DD sent me this article on "Loose Women".
I don't agree with the author of Unhooked, I don't think that girls need to stay home and bake cakes in order to keep themselves from getting hurt in a loveless, casual hookup. But nor do I agree with girls getting so drunk they can't remember who they took home that night. It's all about your choice, though. And where your comfort zone is. I have friend who choose not to engage in much of anything with a non-significant other, and I have friends who do bring home acquaintances at the end of the night. Much to my mother's dismay, I fall in the middle of those two sides. It's ok to choose to stay away from random hook-ups, and it's ok to seek them out. It's not ok when you are too drunk to make an informed decision about what happens at the end of the night, and your friends don't stop you from making a decision that you will regret in the morning.
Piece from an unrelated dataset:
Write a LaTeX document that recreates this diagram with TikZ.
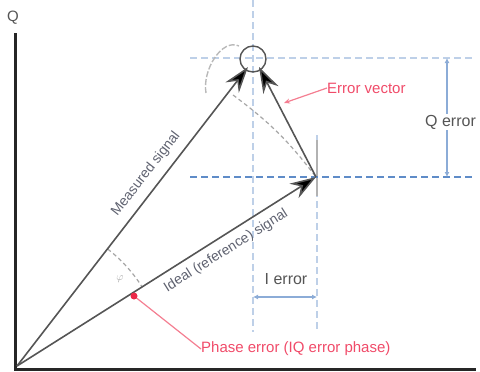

My friends and I joke that "girls are the new guys" in that we don't want to find ourselves in relationships, getting serious, and falling in love. In college, almost all my friends were not in relationships. We couldn't imagine being like the few that were engaged and planning weddings for the summer. We spent our nights out together, and rarely did one of us leave with a guy. We were also all sorority sisters, and I feel that's important because the article mentions how some girls ended an event with consensual sex with their dates. Not to say this never happen, but as a Greek, it's my job to stand up for the sorority girls who didn't engage in that kind of stereotypical behavior at every event. We didn't go to college to find ourselves in love. We went for ourselves and an education. Of course, we all had random hookups. And for the most part, they were not detrimental to our over all health. We aren't damaged from loveless sex. We aren't hurt by a "hookup" that doesn't turn into a relationship. And if I can't get a man to marry me because I had casual sex, then we are from different worlds and probably shouldn't marry.
Working at the bar here in Canon, I see a huge difference in sexual encounters. While we are still around the same age, there is a gap in social status and education. People here are looking for that one person to make them happy. They get angry after a hookup doesn't turn out to be more. They get jealous over who goes home with who at the end of the night. Now that I'm single and people know it, there's pressure on me to go on a date with someone, or dance with them, and talk to them. Before in college, I didn't feel like a conversation with a guy would end with a trip to bed. Here I'm almost afraid to be nice because it's expected that if you are friendly, then you must be willing to go to bed with him or her.
Maybe this is just the bar scene, and it's like that all over. Or maybe it's a small town thing, where guys and girls are so desperate to get out that they do radical things to make themselves feel better and less trapped. Whatever it is, I'm not willing to find myself looking for someone to save me. I'd rather be the "new guys."